In der Schweiz wurde das Haarnetz in der Armee 1992 eingeführt. Bis heute ist langes Haar nur für Soldatinnen zugelassen. Das Militär hat das Männlichkeitsbild der Gesellschaft allgemein sehr geprägt:
«Soldatentum ist höchst potenzierte Männlichkeit.»
Schon Im Ausbildungsreglement der Schweizer Armee von 1908 stand:
«Das Ziel der soldatischen Erziehung ist die Entwicklung männlichen Wesens.» (General Wille)
Gegen diese starre Normen wollte sich die junge Generation wehren: Die langen Haare waren das Zeichen des Andersseins, des Rebellentums, junge Männer haben «Schlachten» gegen ihre Väter über die Haarlänge ausgetragen. (Benedikt Weibel)
Als Ende der 1960er-Jahre die Männerhaare auch in der Schweiz immer länger wurden, brachte dies die Geschlechterordnung stärker ins Wanken als die Aktionen der Stimmrechtsvereine.
Junge Männer mit längeren Haaren wurden als «Halbstarke» bezeichnet. Ihre Haare galten als unmännlich. Die Jungen lehnten sich damit auch gegen die alte patriarchale Weltordnung auf. Sie forderten mehr Freiheit für andere Lebensentwürfe.
Mit der Popmusik wurden lange Männerhaare populär. Toni Vescoli schaffte es mit seiner Band Les Sauterelles 1968 sogar auf die Nummer 1 der Schweizer Hitparade.

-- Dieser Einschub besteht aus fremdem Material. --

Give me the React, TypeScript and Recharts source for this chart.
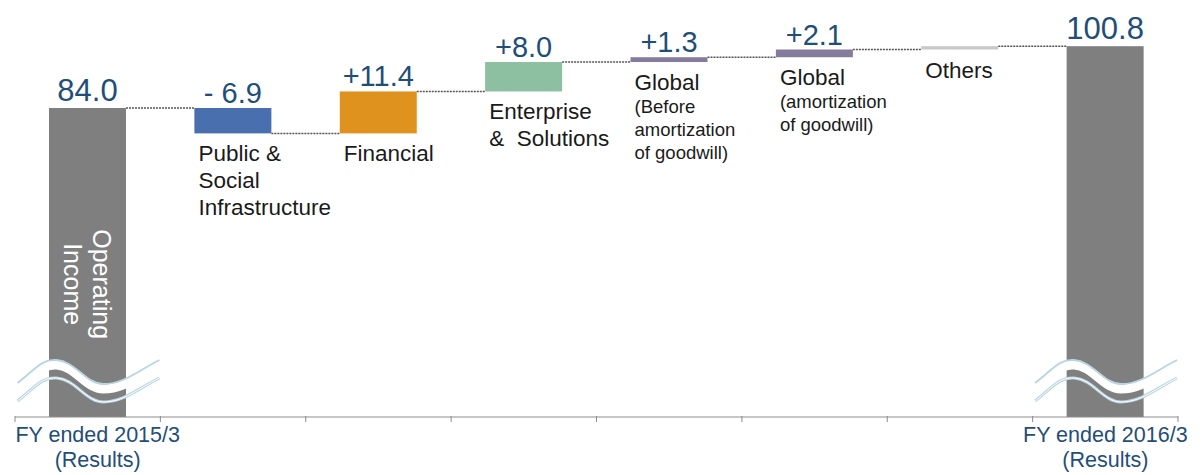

In den 80ern kam der Punk auf, die Irokesenfrisur schaffte eine neue urbane, rebellische und kämpferische Männlichkeit. Mit dem ungehobelten anarchistischen Auftreten forderten die Punks auch die Popindustrie heraus.
Im Mainstream etablierten sich die halblangen Männerhaare. Auch das Brusthaar wurde erotisch aufgeladen.
In den letzten Jahrzehnten wurden Körperhaare auch bei Männern zur Problemzone. Rasierte oder epilierte Männerbrüste wurden attraktiv.